Pipeline Architecture and ETL/ELT Design
This area evaluates your ability to build the actual highways that move data from source to destination. Interviewers want to see how you orchestrate workflows, ensure data quality, and handle failures gracefully. A strong performance involves discussing the entire lifecycle of a pipeline, from ingestion to transformation and monitoring.
Be ready to go over:
- Orchestration Tools – Using tools like Apache Airflow to schedule and monitor complex dependencies.
- Data Quality & Governance – Implementing checks for nulls, duplicates, and anomaly detection within the pipeline.
- Batch vs. Streaming – Knowing when to use daily batch processing versus real-time event streaming (e.g., Kafka).
- Advanced concepts (less common) – Idempotent pipeline design, handling late-arriving data in streaming architectures, and infrastructure-as-code (Terraform) for data resources.
Example questions or scenarios:
- "Describe a time a critical data pipeline failed in production. How did you troubleshoot and resolve it?"

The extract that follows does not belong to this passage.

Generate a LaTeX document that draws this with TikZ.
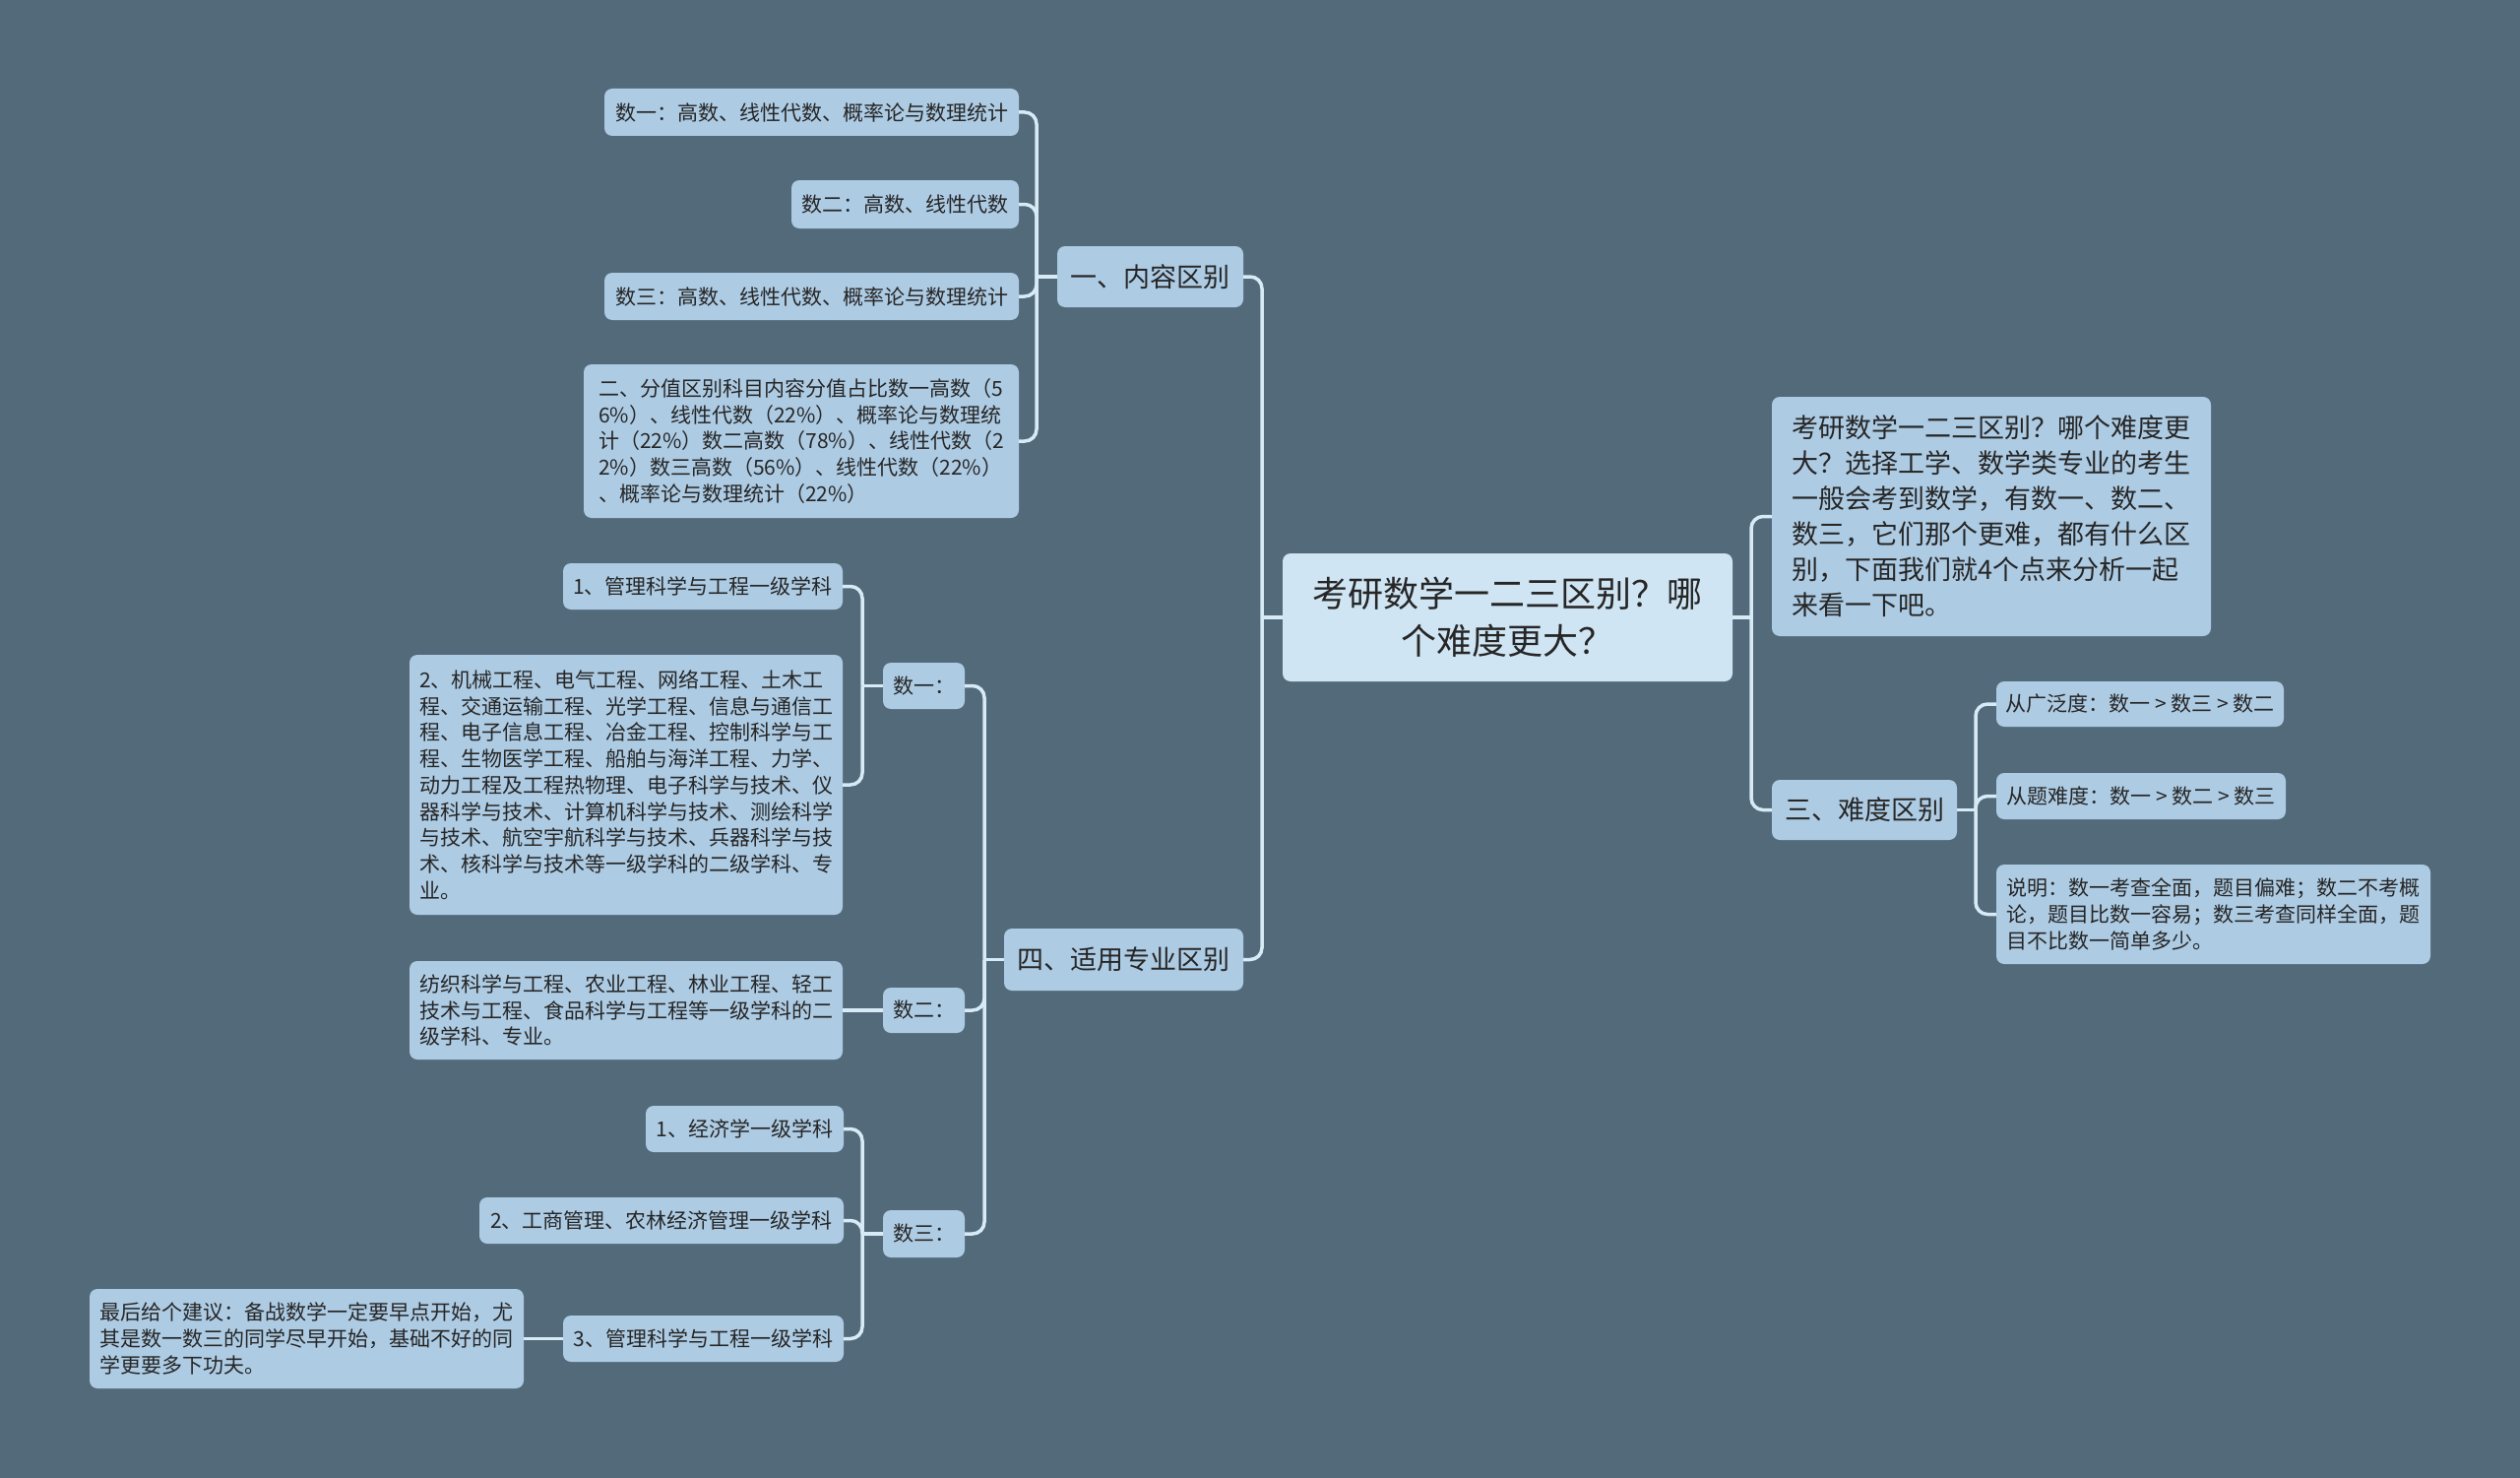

- "How would you design an ELT pipeline to ingest daily ad-spend data from five different external APIs?"
- "Explain how you ensure idempotency in your data pipelines."
Behavioral and Cultural Fit
Ancestry highly values a collaborative, ego-free work environment. This area tests your communication skills, your ability to handle ambiguity, and your resilience. Interviewers want to see that you are comfortable asking questions when stuck and that you can partner effectively with non-engineering teams like marketing and product.
Be ready to go over:
- Cross-Functional Collaboration – Working with analysts or marketers to define data requirements.
- Handling Ambiguity – Taking vague business requests and translating them into technical data engineering tasks.
- Continuous Learning – Adapting to new technologies and learning from past architectural mistakes.
Example questions or scenarios:
- "Tell me about a time you had to push back on a stakeholder's request because it wasn't technically feasible."
- "Describe a situation where you had to learn a completely new tool or framework on the fly to complete a project."